Re: [PATCH 21/23] x86, pcid, kaiser: allow flushing for future ASID switches
From: Dave Hansen
Date: Wed Nov 01 2017 - 16:59:22 EST
On 11/01/2017 01:31 PM, Andy Lutomirski wrote:
> On Wed, Nov 1, 2017 at 7:17 AM, Dave Hansen <dave.hansen@xxxxxxxxxxxxxxx> wrote:
>> On 11/01/2017 01:03 AM, Andy Lutomirski wrote:
>>>> This ensures that any futuee context switches will do a full flush
>>>> of the TLB so they pick up the changes.
>>> I'm convuced. What was wrong with the old code?
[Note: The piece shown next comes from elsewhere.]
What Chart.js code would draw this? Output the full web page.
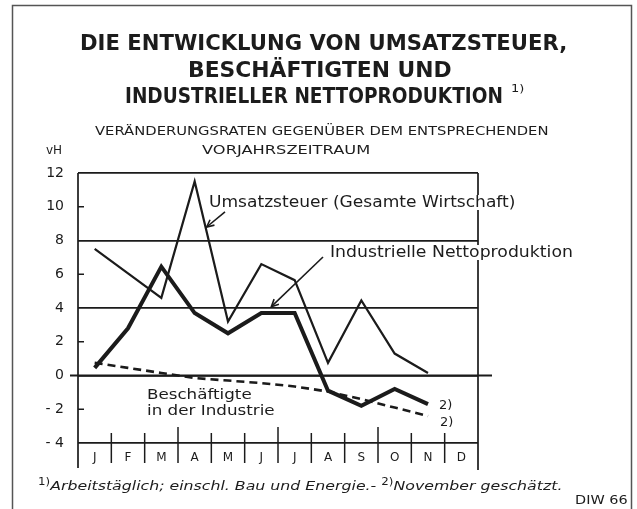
<!DOCTYPE html>
<html><head><meta charset="utf-8">
<script src="https://cdn.jsdelivr.net/npm/chart.js@4"></script>
<style>
html,body{margin:0;padding:0;background:#fff;}
#wrap{position:relative;width:637px;height:509px;overflow:hidden;background:#fff;}
canvas{position:absolute;left:0;top:0;}
.t{position:absolute;white-space:nowrap;line-height:1;color:#1c1c1c;font-family:"DejaVu Sans",sans-serif;transform-origin:0 50%;}
.t sup{font-style:normal;font-size:0.75em;vertical-align:0.55em;line-height:0;}
</style></head><body>
<div id="wrap"><canvas id="c" width="637" height="509"></canvas></div>
<script>
// ---- data ----
const months = ['J','F','M','A','M','J','J','A','S','O','N','D'];
const umsatzsteuer = [7.5, 6.05, 4.6, 11.5, 3.2, 6.6, 5.65, 0.75, 4.45, 1.3, 0.15, null];
const nettoproduktion = [0.45, 2.8, 6.45, 3.7, 2.5, 3.7, 3.7, -0.9, -1.8, -0.8, -1.7, null];
const beschaeftigte = [0.75, 0.45, 0.15, -0.15, -0.3, -0.45, -0.65, -0.95, -1.4, -1.9, -2.4, null];
const yTicks = [12, 10, 8, 6, 4, 2, 0, -2, -4];
const gridValues = [12, 8, 4, 0, -4];

const INK = '#1b1b1b';

const frame = {
  id: 'frame',
  afterDraw(ch) {
    const ctx = ch.ctx, a = ch.chartArea, x = ch.scales.x, y = ch.scales.y;
    ctx.save();
    ctx.lineCap = 'butt';
    // outer frame
    ctx.strokeStyle = '#555'; ctx.lineWidth = 1.5;
    ctx.beginPath(); ctx.moveTo(12.5, 509); ctx.lineTo(12.5, 5.5); ctx.lineTo(631.5, 5.5); ctx.lineTo(631.5, 509); ctx.stroke();
    ctx.strokeStyle = INK; ctx.lineWidth = 1.7;
    // vertical axes
    ctx.beginPath();
    ctx.moveTo(a.left, a.top); ctx.lineTo(a.left, a.bottom + 25);
    ctx.moveTo(a.right, a.top); ctx.lineTo(a.right, a.bottom + 27);
    ctx.stroke();
    // zero line extension
    const y0 = y.getPixelForValue(0);
    ctx.lineWidth = 2;
    ctx.beginPath(); ctx.moveTo(a.left - 8, y0); ctx.lineTo(a.right + 14, y0); ctx.stroke();
    // inner ticks
    ctx.lineWidth = 1.5;
    [10, 6, 2, -2].forEach(v => { const py = y.getPixelForValue(v); ctx.beginPath(); ctx.moveTo(a.left, py); ctx.lineTo(a.left + 6, py); ctx.stroke(); });
    // month separators
    for (let i = 1; i < 12; i++) {
      const px = x.getPixelForValue(i - 0.5);
      const tall = i % 3 === 0;
      ctx.beginPath(); ctx.moveTo(px, a.bottom - (tall ? 16 : 10)); ctx.lineTo(px, a.bottom + 20); ctx.stroke();
    }
    // arrows (value coordinates)
    const arrows = [{from: [3.91, 9.69], to: [3.36, 8.8]}, {from: [6.85, 7.02], to: [5.30, 4.08]}];
    ctx.lineWidth = 1.6;
    arrows.forEach(ar => {
      const x1 = x.getPixelForValue(ar.from[0]), y1 = y.getPixelForValue(ar.from[1]);
      const x2 = x.getPixelForValue(ar.to[0]), y2 = y.getPixelForValue(ar.to[1]);
      ctx.beginPath(); ctx.moveTo(x1, y1); ctx.lineTo(x2, y2); ctx.stroke();
      const ang = Math.atan2(y1 - y2, x1 - x2);
      ctx.beginPath();
      ctx.moveTo(x2 + 8 * Math.cos(ang + 0.45), y2 + 8 * Math.sin(ang + 0.45));
      ctx.lineTo(x2, y2);
      ctx.lineTo(x2 + 8 * Math.cos(ang - 0.45), y2 + 8 * Math.sin(ang - 0.45));
      ctx.stroke();
    });
    ctx.restore();
  }
};

new Chart(document.getElementById('c'), {
  type: 'line',
  data: {
    labels: months,
    datasets: [
      {label: 'Beschäftigte in der Industrie', data: beschaeftigte, borderColor: INK, borderWidth: 2.6, borderDash: [8, 5], pointRadius: 0, tension: 0, fill: false, order: 3},
      {label: 'Umsatzsteuer (Gesamte Wirtschaft)', data: umsatzsteuer, borderColor: INK, borderWidth: 2.2, pointRadius: 0, tension: 0, fill: false, order: 2},
      {label: 'Industrielle Nettoproduktion', data: nettoproduktion, borderColor: INK, borderWidth: 4, pointRadius: 0, tension: 0, fill: false, order: 1}
    ]
  },
  options: {
    responsive: false, animation: false, devicePixelRatio: 1,
    layout: {padding: {left: 0, top: 173, right: 159, bottom: 0}},
    plugins: {legend: {display: false}, tooltip: {enabled: false}},
    scales: {
      x: {
        offset: true,
        grid: {display: false, drawTicks: false}, border: {display: false},
        ticks: {color: INK, font: {family: 'DejaVu Sans', size: 12}, padding: 8, maxRotation: 0, autoSkip: false},
        afterFit(s) { s.height = 66; }
      },
      y: {
        min: -4, max: 12,
        afterBuildTicks(s) { s.ticks = yTicks.map(v => ({value: v})); },
        grid: {color: c => gridValues.includes(c.tick.value) ? INK : 'rgba(0,0,0,0)', lineWidth: 1.7, drawTicks: false},
        border: {display: false},
        ticks: {color: INK, font: {family: 'DejaVu Sans', size: 14}, padding: 14, callback: v => v < 0 ? '- ' + Math.abs(v) : String(v)},
        afterFit(s) { s.width = 78; }
      }
    }
  },
  plugins: [frame]
});

// ---- text ----
function place(txt, left, right, cy, size, o) {
  o = o || {};
  const d = document.createElement('div');
  d.className = 't';
  if (o.html) d.innerHTML = txt; else d.textContent = txt;
  d.style.fontSize = size + 'px';
  if (o.weight) d.style.fontWeight = o.weight;
  if (o.italic) d.style.fontStyle = 'italic';
  if (o.family) d.style.fontFamily = o.family;
  if (o.bg) d.style.background = '#fff';
  document.getElementById('wrap').appendChild(d);
  const w = d.offsetWidth, h = d.offsetHeight;
  d.style.left = left + 'px';
  d.style.top = (cy - h / 2) + 'px';
  d.style.transform = 'scaleX(' + ((right - left) / w) + ')';
}
place('DIE ENTWICKLUNG VON UMSATZSTEUER,', 80, 567, 43, 21, {weight: 'bold'});
place('BESCHÄFTIGTEN UND', 188, 452, 70, 21, {weight: 'bold'});
place('INDUSTRIELLER NETTOPRODUKTION', 125, 503, 96, 21, {weight: 'bold'});
place('1)', 511, 524, 88, 11);
place('VERÄNDERUNGSRATEN GEGENÜBER DEM ENTSPRECHENDEN', 95, 548, 131, 12);
place('VORJAHRSZEITRAUM', 202, 370, 150, 12);
place('vH', 46, 62, 150, 12);
place('Umsatzsteuer (Gesamte Wirtschaft)', 209, 515, 202, 15, {bg: true});
place('Industrielle Nettoproduktion', 330, 573, 252, 15, {bg: true});
place('Beschäftigte', 147, 252, 394, 14);
place('in der Industrie', 147, 275, 410, 14);
place('2)', 439, 452, 404, 13);
place('2)', 440, 453, 421, 13);
place('<sup>1)</sup>Arbeitstäglich; einschl. Bau und Energie.- <sup>2)</sup>November geschätzt.', 38, 562, 485, 13, {italic: true, html: true});
place('DIW 66', 575, 628, 500, 12);
</script>
</body></html>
I guess I just don't
>>> see what the problem is that is solved by this patch.
>>
>> Instead of flushing *now* with INVPCID, this lets us flush *later* with
>> CR3. It just hijacks the code that you already have that flushes CR3
>> when loading a new ASID by making all ASIDs look new in the future.
>>
>> We have to load CR3 anyway, so we might as well just do this flush then.
>
> Would it make more sense to put it in flush_tlb_func_common() instead?
>
> Also, I don't understand what clear_non_loaded_ctxs() is trying to do.
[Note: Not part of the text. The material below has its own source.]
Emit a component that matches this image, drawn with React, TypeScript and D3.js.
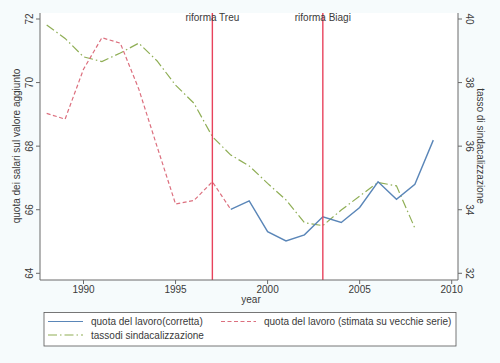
import * as d3 from "d3"

// data
const redYears = [1988, 1989, 1990, 1991, 1992, 1993, 1994, 1995, 1996, 1997, 1998]
const redValues = [69.03, 68.85, 70.42, 71.41, 71.24, 69.8, 67.98, 66.18, 66.29, 66.88, 66.01]

const blueYears = [1998, 1999, 2000, 2001, 2002, 2003, 2004, 2005, 2006, 2007, 2008, 2009]
const blueValues = [66.01, 66.28, 65.31, 65.02, 65.21, 65.78, 65.6, 66.07, 66.88, 66.33, 66.8, 68.19]

const greenYears = [
  1988, 1989, 1990, 1991, 1992, 1993, 1994, 1995, 1996, 1997, 1998, 1999, 2000, 2001, 2002, 2003, 2004, 2005,
  2006, 2007, 2008,
]
const greenValues = [
  39.81, 39.39, 38.81, 38.66, 38.93, 39.24, 38.68, 37.92, 37.35, 36.3, 35.72, 35.38, 34.83, 34.31, 33.59, 33.5,
  33.99, 34.43, 34.86, 34.75, 33.42,
]

const xTicks = [1990, 1995, 2000, 2005, 2010]
const leftTicks = [64, 66, 68, 70, 72]
const rightTicks = [32, 34, 36, 38, 40]

const reforms = [
  { year: 1997, label: "riforma Treu" },
  { year: 2003, label: "riforma Biagi" },
]

const legendItems = [
  { label: "quota del lavoro(corretta)", color: "#5a86b8", dash: "none" },
  { label: "quota del lavoro (stimata su vecchie serie)", color: "#dc6f7e", dash: "4,2.5" },
  { label: "tassodi sindacalizzazione", color: "#8fae55", dash: "9,3,1.5,3" },
]

const W = 500
const H = 363
const plot = { left: 40, right: 458, top: 13, bottom: 280 }
const font = "'Liberation Sans', Arial, sans-serif"
const axisColor = "#6b6b6b"
const textColor = "#3a3a3a"

const x = d3.scaleLinear().domain([1990, 2010]).range([83.5, 451.7])
const yLeft = d3.scaleLinear().domain([64, 72]).range([273.3, 19])
const yRight = d3.scaleLinear().domain([32, 40]).range([273.3, 19])

const seriesPath = (years: number[], values: number[], y: d3.ScaleLinear<number, number>) =>
  d3
    .line<number>()
    .x((_, i) => x(years[i]))
    .y((d) => y(d))(values) || ""

export default function App() {
  const red = seriesPath(redYears, redValues, yLeft)
  const blue = seriesPath(blueYears, blueValues, yLeft)
  const green = seriesPath(greenYears, greenValues, yRight)

  return (
    <svg
      width={W}
      height={H}
      style={{ position: "absolute", left: 0, top: 0, fontFamily: font }}
    >
      <rect width={W} height={H} fill="#f6fbfc" />
      <rect
        x={plot.left}
        y={plot.top}
        width={plot.right - plot.left}
        height={plot.bottom - plot.top}
        fill="#ffffff"
      />

      {/* series */}
      <path d={green} fill="none" stroke={legendItems[2].color} strokeWidth={1.2} strokeDasharray={legendItems[2].dash} />
      <path d={red} fill="none" stroke={legendItems[1].color} strokeWidth={1.2} strokeDasharray={legendItems[1].dash} />
      <path d={blue} fill="none" stroke={legendItems[0].color} strokeWidth={1.4} />

      {/* reform lines */}
      {reforms.map((r) => (
        <g key={r.label}>
          <line x1={x(r.year)} x2={x(r.year)} y1={plot.top} y2={plot.bottom} stroke="#e8425c" strokeWidth={1.4} />
          <text x={x(r.year)} y={21} textAnchor="middle" fontSize={10} fill={textColor}>
            {r.label}
          </text>
        </g>
      ))}

      {/* axes */}
      <g stroke={axisColor} strokeWidth={1}>
        <line x1={plot.left} x2={plot.right} y1={plot.bottom} y2={plot.bottom} />
        <line x1={plot.left} x2={plot.left} y1={plot.top} y2={plot.bottom} />
        <line x1={plot.right} x2={plot.right} y1={plot.top} y2={plot.bottom} />
        {xTicks.map((t) => (
          <line key={t} x1={x(t)} x2={x(t)} y1={plot.bottom} y2={plot.bottom + 4} />
        ))}
        {leftTicks.map((t) => (
          <line key={t} x1={plot.left - 4} x2={plot.left} y1={yLeft(t)} y2={yLeft(t)} />
        ))}
        {rightTicks.map((t) => (
          <line key={t} x1={plot.right} x2={plot.right + 4} y1={yRight(t)} y2={yRight(t)} />
        ))}
      </g>

      <g fontSize={10} fill={textColor}>
        {xTicks.map((t) => (
          <text key={t} x={x(t)} y={293} textAnchor="middle">
            {t}
          </text>
        ))}
        {leftTicks.map((t) => (
          <text key={t} transform={`translate(33,${yLeft(t)}) rotate(-90)`} textAnchor="middle">
            {t}
          </text>
        ))}
        {rightTicks.map((t) => (
          <text key={t} transform={`translate(466,${yRight(t)}) rotate(90)`} textAnchor="middle">
            {t}
          </text>
        ))}
        <text x={251} y={303} textAnchor="middle">
          year
        </text>
        <text transform="translate(20,146) rotate(-90)" textAnchor="middle">
          quota dei salari sul valore aggiunto
        </text>
        <text transform="translate(477,146) rotate(90)" textAnchor="middle">
          tasso di sindacalizzazione
        </text>
      </g>

      {/* legend */}
      <rect x={44} y={312.5} width={412} height={33.5} fill="#ffffff" stroke="#555" strokeWidth={0.8} />
      {legendItems.map((item, i) => {
        const col = i === 1 ? 1 : 0
        const row = i === 2 ? 1 : 0
        const lx = col === 0 ? 48 : 221
        const ly = row === 0 ? 321.5 : 335
        return (
          <g key={item.label}>
            <line
              x1={lx}
              x2={lx + 35}
              y1={ly}
              y2={ly}
              stroke={item.color}
              strokeWidth={1.2}
              strokeDasharray={item.dash}
            />
            <text x={lx + 43} y={ly + 3.5} fontSize={10} fill={textColor}>
              {item.label}
            </text>
          </g>
        )
      })}
    </svg>
  )
}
> It looks like it's invalidating all the other logical address spaces.
> And I don't see why you want a all_other_ctxs_invalid variable. Isn't
> the goal to mark a single ASID as needing a *user* flush the next time
> we switch to user mode using that ASID? Your code seems like it's
> going to flush a lot of *kernel* PCIDs.
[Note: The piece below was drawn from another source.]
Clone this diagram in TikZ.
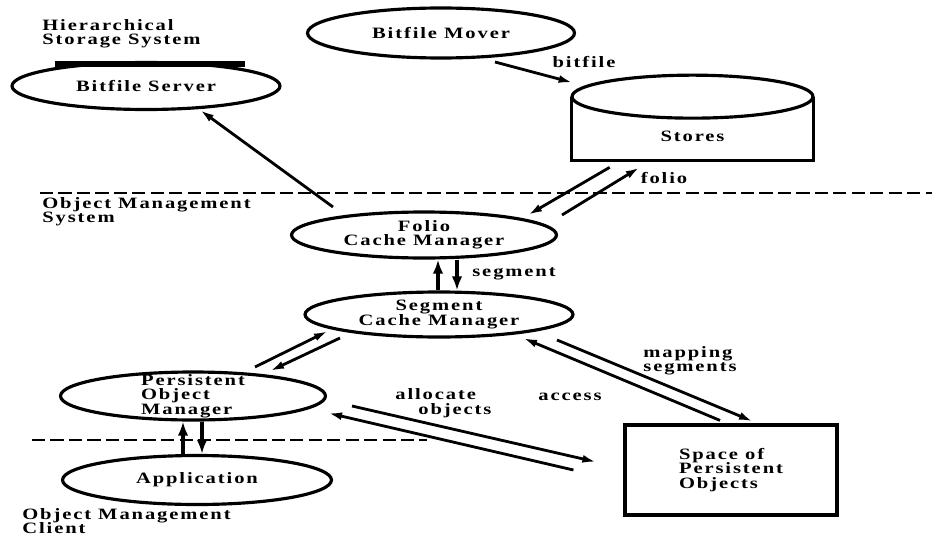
\documentclass[tikz,border=0pt]{standalone}
\usepackage{fontspec}
\setmainfont{Liberation Serif}[FakeStretch=1.3,LetterSpace=12]
\usetikzlibrary{shapes.geometric}
\usetikzlibrary{arrows.meta}

\begin{document}
\begin{tikzpicture}[x=0.02cm,y=-0.02cm,
	every node/.style={font={\fontsize{9}{8.2}\selectfont\bfseries\lineskiplimit=-4pt\relax}},
	oval/.style={draw,ellipse,line width=1.8pt,inner sep=0pt},
	box/.style={draw,rectangle,line width=1.8pt,align=left},
	tag/.style={inner sep=0pt,align=left},
	flow/.style={line width=1.6pt,-{Latex[length=8pt,width=4.5pt]}},
	bigflow/.style={line width=2.6pt,-{Latex[length=8pt,width=6pt]}},
	cut/.style={line width=1.4pt,dash pattern=on 7.5pt off 3pt}]
	\useasboundingbox (0,0) rectangle (932,537);
	%% boxes
	\node[oval,minimum width=5.36cm,minimum height=0.94cm] (a1) at (146,86) {Bitfile Server\hspace{0.24cm}};
	\node[oval,minimum width=5.34cm,minimum height=1cm] (a2) at (441,33) {Bitfile Mover\hspace{0.84cm}};
	\node[minimum width=4.82cm,minimum height=0.96cm] (a3) at (692.5,136) {Stores};
	\node[oval,minimum width=5.3cm,minimum height=0.92cm,align=center] (a4) at (424,235) {Folio\\Cache Manager};
	\node[oval,minimum width=5.36cm,minimum height=0.9cm,align=center] (a5) at (439,314.5) {Segment\\Cache Manager};
	\node[oval,minimum width=5.3cm,minimum height=0.96cm,align=left,inner ysep=-4pt] (a6) at (193,396) {Persistent\\Object\\Manager};
	\node[oval,minimum width=5.38cm,minimum height=0.98cm] (a7) at (197,480) {Application\hspace{0.52cm}};
	\node[box,minimum width=4.24cm,minimum height=1.8cm] (a8) at (731,470) {Space of\\Persistent\\Objects\hspace{0.35cm}};
	% drum round Stores
	\draw[line width=1.8pt] ([shift={(0,-15)}]a3.north west) -- (a3.south west) -- (a3.south east) -- ([shift={(0,-15)}]a3.north east);
	\draw[line width=1.8pt] ([shift={(0,-15)}]a3.north) ellipse [x radius=2.41cm,y radius=0.43cm];
	\draw[line width=3pt] ([shift={(-91,-22)}]a1.center) -- ([shift={(99,-22)}]a1.center);
	%% texts
	\node[tag,anchor=west] (t1) at (42,34) {Hierarchical\\Storage System};
	\node[tag,anchor=west] (t2) at (42,212) {Object Management\\System};
	\node[tag,anchor=west] (t3) at (22,521) {Object Management\\Client};
	\node (t4) at (584,62) {bitfile};
	\node (t5) at (664,178) {folio};
	\node (t6) at (514,274) {segment};
	\node[tag,anchor=west] (t7) at (395,403) {allocate\\\hspace*{0.46cm}objects};
	\node (t8) at (570,397) {access};
	\node[tag,anchor=west] (t9) at (643,361) {mapping\\segments};
	% borders
	\draw[cut] (40,193) -- (932,193);
	\draw[cut] (32,440) -- (427,440);
	%% arrows
	\draw[flow] ([shift={(54,29)}]a2.center) -- ([shift={(1,-29)}]a3.north west);
	\draw[flow] ([shift={(-91,-28)}]a4.center) -- ([shift={(54,24)}]a1.center);
	\draw[flow] ([shift={(38,7)}]a3.south west) -- ([shift={(104,-20)}]a4.center);
	\draw[flow] ([shift={(138,-20)}]a4.center) -- ([shift={(68,7)}]a3.south west);
	\draw[bigflow] ([shift={(-1,0)}]a5.north) -- ([shift={(14,0)}]a4.south);
	\draw[bigflow] ([shift={(33,0)}]a4.south) -- ([shift={(18,0)}]a5.north);
	\draw[flow] ([shift={(62,-29)}]a6.center) -- ([shift={(-111,16.5)}]a5.center);
	\draw[flow] ([shift={(-99,23.5)}]a5.center) -- ([shift={(77,-25)}]a6.center);
	\draw[bigflow] ([shift={(-14,0)}]a7.north) -- ([shift={(-10,0)}]a6.south);
	\draw[bigflow] ([shift={(9,0)}]a6.south) -- ([shift={(5,0)}]a7.north);
	\draw[flow] ([shift={(159,10)}]a6.center) -- ([shift={(-27,-8)}]a8.west);
	\draw[flow] ([shift={(-50,0)}]a8.west) -- ([shift={(135,17)}]a6.center);
	\draw[flow] ([shift={(-11,-3)}]a8.north) -- ([shift={(84,23.5)}]a5.center);
	\draw[flow] ([shift={(118,25.5)}]a5.center) -- ([shift={(22,-2)}]a8.north);
\end{tikzpicture}
\end{document}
The point of the whole thing is to (relatively) efficiently flush
*kernel* TLB entries in *other* address spaces. I did it way down in
the TLB handling functions because not everybody goes through
flush_tlb_func_common() to flush kernel addresses.
I used the variable instead of just invalidating the contexts directly
because I hooked into the __flush_tlb_single() path and it's used in
loops like this:
for (addr = start; addr < end; addr++)
__flush_tlb_single()
I didn't want to add a loop that effectively does:
for (addr = start; addr < end; addr++)
__flush_tlb_single();
for (i = 0; i < TLB_NR_DYN_ASIDS; i++)
this_cpu_write(cpu_tlbstate.ctxs[i].ctx_id, 0);
Even with just 6 ASIDS it seemed a little silly. It would get _very_
silly if we ever decided to grow TLB_NR_DYN_ASIDS.